Data segment:
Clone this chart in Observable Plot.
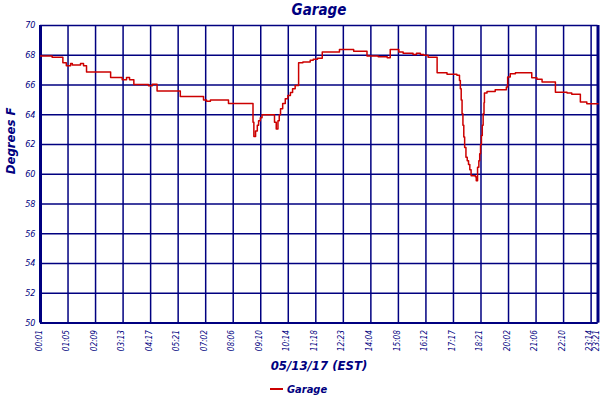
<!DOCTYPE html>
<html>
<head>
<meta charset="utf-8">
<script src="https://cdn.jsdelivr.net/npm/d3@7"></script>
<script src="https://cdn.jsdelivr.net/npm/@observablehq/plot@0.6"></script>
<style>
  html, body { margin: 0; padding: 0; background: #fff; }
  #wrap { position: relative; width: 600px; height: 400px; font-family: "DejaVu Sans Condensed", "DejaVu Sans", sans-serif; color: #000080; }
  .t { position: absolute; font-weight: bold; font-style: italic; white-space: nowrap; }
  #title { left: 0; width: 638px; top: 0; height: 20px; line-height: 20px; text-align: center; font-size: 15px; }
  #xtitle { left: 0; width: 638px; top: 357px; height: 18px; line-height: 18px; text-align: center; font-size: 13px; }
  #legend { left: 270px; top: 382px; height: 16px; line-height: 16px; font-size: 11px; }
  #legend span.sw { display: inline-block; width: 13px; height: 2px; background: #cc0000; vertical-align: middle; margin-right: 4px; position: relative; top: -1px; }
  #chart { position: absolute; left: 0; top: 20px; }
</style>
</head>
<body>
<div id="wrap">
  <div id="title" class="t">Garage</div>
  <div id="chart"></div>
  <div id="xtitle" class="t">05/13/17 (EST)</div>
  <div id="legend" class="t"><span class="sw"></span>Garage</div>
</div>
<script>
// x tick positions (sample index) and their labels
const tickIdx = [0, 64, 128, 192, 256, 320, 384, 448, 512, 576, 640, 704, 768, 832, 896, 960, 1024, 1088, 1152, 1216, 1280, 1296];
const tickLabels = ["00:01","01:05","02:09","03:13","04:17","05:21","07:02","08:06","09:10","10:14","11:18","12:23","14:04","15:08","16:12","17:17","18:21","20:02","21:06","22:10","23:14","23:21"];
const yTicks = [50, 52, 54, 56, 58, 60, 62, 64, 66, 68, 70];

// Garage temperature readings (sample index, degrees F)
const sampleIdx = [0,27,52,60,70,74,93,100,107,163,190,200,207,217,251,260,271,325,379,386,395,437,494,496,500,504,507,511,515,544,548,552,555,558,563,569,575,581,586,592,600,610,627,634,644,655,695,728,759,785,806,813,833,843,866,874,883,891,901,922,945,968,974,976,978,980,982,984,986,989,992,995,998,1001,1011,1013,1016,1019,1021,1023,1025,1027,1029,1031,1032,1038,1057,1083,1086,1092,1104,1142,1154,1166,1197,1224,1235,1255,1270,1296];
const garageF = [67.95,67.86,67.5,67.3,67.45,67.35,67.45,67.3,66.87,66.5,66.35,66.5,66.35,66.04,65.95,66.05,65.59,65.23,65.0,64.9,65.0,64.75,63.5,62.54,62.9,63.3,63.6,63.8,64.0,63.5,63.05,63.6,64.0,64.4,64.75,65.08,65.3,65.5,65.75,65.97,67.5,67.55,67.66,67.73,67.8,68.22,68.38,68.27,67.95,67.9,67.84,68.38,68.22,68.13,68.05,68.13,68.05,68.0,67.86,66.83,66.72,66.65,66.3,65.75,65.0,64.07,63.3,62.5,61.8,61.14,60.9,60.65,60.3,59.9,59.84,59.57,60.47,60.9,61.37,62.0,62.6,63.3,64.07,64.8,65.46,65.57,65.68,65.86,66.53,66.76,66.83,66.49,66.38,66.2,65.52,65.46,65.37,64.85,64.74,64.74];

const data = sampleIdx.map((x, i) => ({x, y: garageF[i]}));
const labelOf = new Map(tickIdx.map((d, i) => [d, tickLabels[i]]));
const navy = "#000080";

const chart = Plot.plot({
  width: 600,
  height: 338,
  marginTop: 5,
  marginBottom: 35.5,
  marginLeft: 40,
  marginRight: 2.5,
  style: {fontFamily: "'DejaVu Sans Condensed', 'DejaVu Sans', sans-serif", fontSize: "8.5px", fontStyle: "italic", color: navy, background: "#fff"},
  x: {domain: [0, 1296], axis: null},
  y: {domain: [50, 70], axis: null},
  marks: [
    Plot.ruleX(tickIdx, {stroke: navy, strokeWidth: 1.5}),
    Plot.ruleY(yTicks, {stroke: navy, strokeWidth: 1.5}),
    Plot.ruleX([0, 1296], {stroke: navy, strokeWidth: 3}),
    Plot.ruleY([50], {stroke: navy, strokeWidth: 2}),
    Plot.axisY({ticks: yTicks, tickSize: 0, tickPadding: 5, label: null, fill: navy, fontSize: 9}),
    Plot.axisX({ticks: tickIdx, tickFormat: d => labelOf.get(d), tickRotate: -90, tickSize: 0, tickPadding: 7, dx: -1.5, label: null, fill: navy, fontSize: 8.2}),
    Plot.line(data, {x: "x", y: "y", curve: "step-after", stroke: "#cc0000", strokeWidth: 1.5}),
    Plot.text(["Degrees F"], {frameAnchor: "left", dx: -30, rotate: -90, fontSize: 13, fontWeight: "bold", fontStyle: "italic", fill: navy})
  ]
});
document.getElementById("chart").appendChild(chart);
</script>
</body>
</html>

Challenge: Repeat the listing in full and exactly. Leave any pictures out.

Solution to this task:
Clone this chart in Observable Plot.
<!DOCTYPE html>
<html>
<head>
<meta charset="utf-8">
<script src="https://cdn.jsdelivr.net/npm/d3@7"></script>
<script src="https://cdn.jsdelivr.net/npm/@observablehq/plot@0.6"></script>
<style>
  html, body { margin: 0; padding: 0; background: #fff; }
  #wrap { position: relative; width: 600px; height: 400px; font-family: "DejaVu Sans Condensed", "DejaVu Sans", sans-serif; color: #000080; }
  .t { position: absolute; font-weight: bold; font-style: italic; white-space: nowrap; }
  #title { left: 0; width: 638px; top: 0; height: 20px; line-height: 20px; text-align: center; font-size: 15px; }
  #xtitle { left: 0; width: 638px; top: 357px; height: 18px; line-height: 18px; text-align: center; font-size: 13px; }
  #legend { left: 270px; top: 382px; height: 16px; line-height: 16px; font-size: 11px; }
  #legend span.sw { display: inline-block; width: 13px; height: 2px; background: #cc0000; vertical-align: middle; margin-right: 4px; position: relative; top: -1px; }
  #chart { position: absolute; left: 0; top: 20px; }
</style>
</head>
<body>
<div id="wrap">
  <div id="title" class="t">Garage</div>
  <div id="chart"></div>
  <div id="xtitle" class="t">05/13/17 (EST)</div>
  <div id="legend" class="t"><span class="sw"></span>Garage</div>
</div>
<script>
// x tick positions (sample index) and their labels
const tickIdx = [0, 64, 128, 192, 256, 320, 384, 448, 512, 576, 640, 704, 768, 832, 896, 960, 1024, 1088, 1152, 1216, 1280, 1296];
const tickLabels = ["00:01","01:05","02:09","03:13","04:17","05:21","07:02","08:06","09:10","10:14","11:18","12:23","14:04","15:08","16:12","17:17","18:21","20:02","21:06","22:10","23:14","23:21"];
const yTicks = [50, 52, 54, 56, 58, 60, 62, 64, 66, 68, 70];

// Garage temperature readings (sample index, degrees F)
const sampleIdx = [0,27,52,60,70,74,93,100,107,163,190,200,207,217,251,260,271,325,379,386,395,437,494,496,500,504,507,511,515,544,548,552,555,558,563,569,575,581,586,592,600,610,627,634,644,655,695,728,759,785,806,813,833,843,866,874,883,891,901,922,945,968,974,976,978,980,982,984,986,989,992,995,998,1001,1011,1013,1016,1019,1021,1023,1025,1027,1029,1031,1032,1038,1057,1083,1086,1092,1104,1142,1154,1166,1197,1224,1235,1255,1270,1296];
const garageF = [67.95,67.86,67.5,67.3,67.45,67.35,67.45,67.3,66.87,66.5,66.35,66.5,66.35,66.04,65.95,66.05,65.59,65.23,65.0,64.9,65.0,64.75,63.5,62.54,62.9,63.3,63.6,63.8,64.0,63.5,63.05,63.6,64.0,64.4,64.75,65.08,65.3,65.5,65.75,65.97,67.5,67.55,67.66,67.73,67.8,68.22,68.38,68.27,67.95,67.9,67.84,68.38,68.22,68.13,68.05,68.13,68.05,68.0,67.86,66.83,66.72,66.65,66.3,65.75,65.0,64.07,63.3,62.5,61.8,61.14,60.9,60.65,60.3,59.9,59.84,59.57,60.47,60.9,61.37,62.0,62.6,63.3,64.07,64.8,65.46,65.57,65.68,65.86,66.53,66.76,66.83,66.49,66.38,66.2,65.52,65.46,65.37,64.85,64.74,64.74];

const data = sampleIdx.map((x, i) => ({x, y: garageF[i]}));
const labelOf = new Map(tickIdx.map((d, i) => [d, tickLabels[i]]));
const navy = "#000080";

const chart = Plot.plot({
  width: 600,
  height: 338,
  marginTop: 5,
  marginBottom: 35.5,
  marginLeft: 40,
  marginRight: 2.5,
  style: {fontFamily: "'DejaVu Sans Condensed', 'DejaVu Sans', sans-serif", fontSize: "8.5px", fontStyle: "italic", color: navy, background: "#fff"},
  x: {domain: [0, 1296], axis: null},
  y: {domain: [50, 70], axis: null},
  marks: [
    Plot.ruleX(tickIdx, {stroke: navy, strokeWidth: 1.5}),
    Plot.ruleY(yTicks, {stroke: navy, strokeWidth: 1.5}),
    Plot.ruleX([0, 1296], {stroke: navy, strokeWidth: 3}),
    Plot.ruleY([50], {stroke: navy, strokeWidth: 2}),
    Plot.axisY({ticks: yTicks, tickSize: 0, tickPadding: 5, label: null, fill: navy, fontSize: 9}),
    Plot.axisX({ticks: tickIdx, tickFormat: d => labelOf.get(d), tickRotate: -90, tickSize: 0, tickPadding: 7, dx: -1.5, label: null, fill: navy, fontSize: 8.2}),
    Plot.line(data, {x: "x", y: "y", curve: "step-after", stroke: "#cc0000", strokeWidth: 1.5}),
    Plot.text(["Degrees F"], {frameAnchor: "left", dx: -30, rotate: -90, fontSize: 13, fontWeight: "bold", fontStyle: "italic", fill: navy})
  ]
});
document.getElementById("chart").appendChild(chart);
</script>
</body>
</html>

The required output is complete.